High Temperature Mechanical Properties and Microstructure Evolution of Ti-6Al-4V Alloy Linear Friction Welding Joints

Abstract

The combination of linear friction welding (LFW) and hot forming processes is limited due to a lack of research on the high-temperature flow behavior and microstructure evolution of welded joints. In this paper, an electric-assisted high-temperature uniaxial tensile test platform based on digital image correlation (DIC) is built, and uniaxial tensile tests of Ti-6Al-4V alloy with LFW joints are performed at different temperatures (923–1023 K) and different strain rates (0.001 s−1–0.01 s−1). Then the microstructure of the LFW joints under different hot deformation conditions have been analyzed by scanning electron microscope (SEM), electron backscatter diffraction (EBSD) and transmission electron microscopy (TEM).

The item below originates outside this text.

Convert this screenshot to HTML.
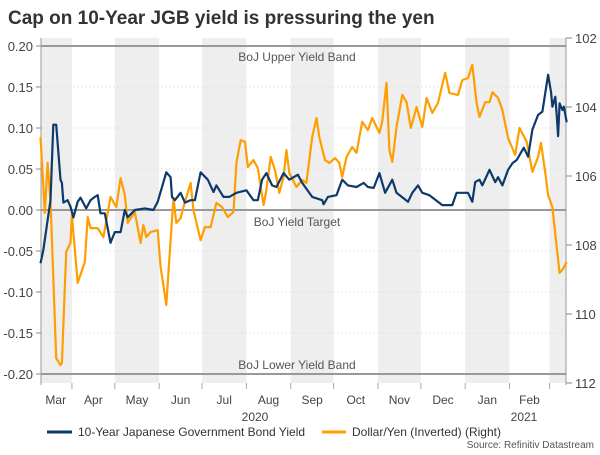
<!DOCTYPE html>
<html><head><meta charset="utf-8"><style>
body{margin:0;background:#fff;font-family:"Liberation Sans",sans-serif}
svg text{font-family:"Liberation Sans",sans-serif}
</style></head><body>
<svg width="600" height="450" viewBox="0 0 600 450">
<text x="8" y="24" font-size="19" font-weight="bold" fill="#333">Cap on 10-Year JGB yield is pressuring the yen</text>
<g id="bands"></g><g id="grid"></g><g id="refs"></g><g id="axes"></g><g id="series"></g><g id="labels"></g>
<g>
<line x1="47" y1="432" x2="72" y2="432" stroke="#0d3a6b" stroke-width="3"/>
<text x="78" y="436" font-size="12" fill="#333">10-Year Japanese Government Bond Yield</text>
<line x1="322" y1="432" x2="346" y2="432" stroke="#ff9e00" stroke-width="3"/>
<text x="352" y="436" font-size="12" fill="#333">Dollar/Yen (Inverted) (Right)</text>
</g>
<text x="594" y="448" font-size="10" fill="#555" text-anchor="end">Source: Refinitiv Datastream</text>
</svg>
<script>
const jgbDays=[9,11,16,18,20,23,24,25,28,30,32,35,37,41,44,47,49,51,54,58,61,65,68,70,75,82,88,91,97,100,101,103,107,110,114,117,121,126,130,132,137,141,146,153,158,161,164,167,171,174,179,183,189,192,199,206,207,210,216,220,224,230,235,238,242,246,250,255,258,266,269,273,276,281,290,297,300,308,311,313,316,318,323,327,329,332,336,339,342,347,350,353,357,360,364,366,367,369,370,371,372,374,375,377];
const jgbVals=[-0.065,-0.049,0.012,0.104,0.104,0.037,0.033,0.009,0.012,0.004,-0.009,0.010,0.015,0.002,0.012,0.016,0.018,-0.004,-0.004,-0.040,-0.027,-0.027,0.000,-0.009,0.000,0.002,0.000,0.010,0.046,0.040,0.016,0.012,0.021,0.009,0.012,0.012,0.046,0.037,0.022,0.030,0.016,0.016,0.021,0.024,0.012,0.012,0.037,0.045,0.030,0.028,0.045,0.037,0.043,0.033,0.016,0.012,0.007,0.016,0.018,0.037,0.030,0.028,0.033,0.028,0.027,0.045,0.021,0.037,0.021,0.010,0.021,0.030,0.021,0.018,0.006,0.006,0.021,0.021,0.010,0.034,0.037,0.030,0.049,0.034,0.040,0.030,0.049,0.057,0.061,0.076,0.065,0.098,0.116,0.120,0.165,0.144,0.126,0.138,0.116,0.090,0.130,0.122,0.126,0.107];
const fxDays=[9,12,14,16,20,23,24,27,30,31,35,40,42,44,49,53,58,62,65,68,70,75,79,81,83,86,91,93,97,100,102,104,107,110,114,116,121,124,128,132,136,140,144,146,149,152,154,158,161,165,167,170,173,176,179,181,183,188,192,195,199,202,204,208,211,215,218,220,223,227,230,234,238,241,246,248,251,253,255,258,262,265,268,272,276,279,283,287,292,295,301,304,308,311,314,316,320,323,325,329,332,336,341,344,349,353,357,359,362,364,367,370,372,374,377];
const fxVals=[104.87,107.07,105.62,106.70,111.28,111.48,111.42,108.20,107.94,107.13,109.10,108.49,107.19,107.51,107.51,107.77,106.61,106.90,106.06,106.55,107.36,107.04,107.94,107.42,107.77,107.62,107.57,108.64,109.74,107.86,106.64,107.36,107.22,106.75,106.20,106.99,107.86,107.48,107.48,106.78,106.90,107.19,107.04,105.62,104.96,105.01,105.74,105.54,105.77,106.84,106.41,105.45,105.83,106.49,106.03,105.25,105.91,106.32,106.12,106.20,104.87,104.32,104.87,105.54,105.62,105.48,105.62,106.03,105.45,105.16,105.33,104.43,104.67,104.32,104.75,104.43,103.30,105.25,105.59,104.58,103.65,103.86,104.61,104.00,104.58,103.74,104.17,103.88,103.01,103.59,103.65,103.22,103.16,102.78,103.88,104.29,103.86,103.86,103.57,103.74,104.09,104.90,105.39,104.61,105.01,105.88,105.45,105.04,105.91,106.55,106.90,108.06,108.81,108.72,108.49];
const monthLabels=["Mar","Apr","May","Jun","Jul","Aug","Sep","Oct","Nov","Dec","Jan","Feb"];
const monthStarts=[0,31,61,92,122,153,184,214,245,275,306,337,365];
const leftTicks=[0.20,0.15,0.10,0.05,0.00,-0.05,-0.10,-0.15,-0.20];
const rightTicks=[102,104,106,108,110,112];
const refLines=[0.20,0.00,-0.20];
const refLabels=["BoJ Upper Yield Band","BoJ Yield Target","BoJ Lower Yield Band"];

const X0=41,X1=566,Y0=38,Y1=383;
const xS=d=>27.6+d*1.43;
const yL=v=>210-v*820;
const yR=v=>38+(v-102)*34.5;
const NS="http://www.w3.org/2000/svg";
function mk(tag,attrs,parent){const e=document.createElementNS(NS,tag);for(const k in attrs)e.setAttribute(k,attrs[k]);document.getElementById(parent).appendChild(e);return e;}

// shaded alternating months
for(let i=0;i<monthStarts.length;i+=2){
  const a=Math.max(X0,xS(monthStarts[i]));const b=Math.min(X1,i+1<monthStarts.length?xS(monthStarts[i+1]):X1);
  const r=mk('rect',{x:a,y:Y0,width:b-a,height:Y1-Y0,fill:'#eeeeee'},'bands');
  
  
}
leftTicks.forEach(t=>{
  const y=yL(t);
  const g=mk('line',{x1:X0,x2:X1,y1:y,y2:y,stroke:'#ddd','stroke-dasharray':'2,2','stroke-width':0.8},'grid');
  
  
  mk('line',{x1:X0-5,x2:X0,y1:y,y2:y,stroke:'#888'},'axes');
  const tx=mk('text',{x:X0-8,y:y+5,'font-size':13,fill:'#444','text-anchor':'end'},'axes');
  tx.textContent=t.toFixed(2);
  
  
});
rightTicks.forEach(t=>{
  const y=yR(t);
  mk('line',{x1:X1,x2:X1+6,y1:y,y2:y,stroke:'#888'},'axes');
  const tx=mk('text',{x:X1+9,y:y+5,'font-size':13,fill:'#444'},'axes');
  tx.textContent=t;
  
  
});
mk('line',{x1:X0,x2:X0,y1:Y0,y2:Y1+2,stroke:'#999'},'axes');
mk('line',{x1:X1,x2:X1,y1:Y0,y2:Y1+2,stroke:'#999'},'axes');
refLines.forEach((v,i)=>{
  const y=yL(v);
  const l=mk('line',{x1:X0,x2:X1,y1:y,y2:y,stroke:'#999','stroke-width':2},'refs');
  
  
  const t=mk('text',{x:297,y:v>0.1?y+15:y+16,'font-size':12,fill:'#555','text-anchor':'middle'},'labels');
  if(v<-0.1)t.setAttribute('y',y-5);
  t.textContent=refLabels[i];
  
  
});
// month ticks & labels
for(let i=1;i<monthStarts.length;i++){
  const x=xS(monthStarts[i]);
  mk('line',{x1:x,x2:x,y1:Y1,y2:Y1+6,stroke:'#aaa'},'axes');
}
monthLabels.forEach((m,i)=>{
  const a=Math.max(X0,xS(monthStarts[i])),b=xS(monthStarts[i+1]);
  const t=mk('text',{x:(xS(monthStarts[i])+b)/2+(i==0?6:0),y:404,'font-size':12,fill:'#444','text-anchor':'middle'},'axes');
  t.textContent=m;
  
  
});
[["2020",255],["2021",524]].forEach(([s,x])=>{
  const t=mk('text',{x:x,y:421,'font-size':12,fill:'#444','text-anchor':'middle'},'axes');
  t.textContent=s;
  
  
});
function path(days,vals,ys){return days.map((d,i)=>(i?'L':'M')+xS(d).toFixed(1)+','+ys(vals[i]).toFixed(1)).join('');}
const fx=mk('path',{d:path(fxDays,fxVals,yR),fill:'none',stroke:'#ff9e00','stroke-width':2.2,'stroke-linejoin':'round'},'series');


const jg=mk('path',{d:path(jgbDays,jgbVals,yL),fill:'none',stroke:'#0d3a6b','stroke-width':2.2,'stroke-linejoin':'round'},'series');


</script>
</body></html>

The results indicate that the high-temperature flow behavior of LFW joints shows an obvious correlation between temperature and strain rate: the yield stress decreases from 203 MPa at 923 K to 105 MPa at 1023 K, and increases from 85 MPa to 130 MPa when the strain rate increases from 0.001 s−1 to 0.01 s−1 at 973 K. The hot deformation mechanisms with deformation conditions have been characterized, which changes from the mechanism of dislocation creep to the mechanism of self-diffusion as the deformation temperature increases from 923 to 1023 K. Especially, the fraction of high angle boundaries (HABs) rapidly rise from 49.2% to 64.1% with the increasing temperatures, the discontinuous dynamic recrystallization (DDRX) become the primary mechanism of nucleation during high-temperature deformation of LFW joints.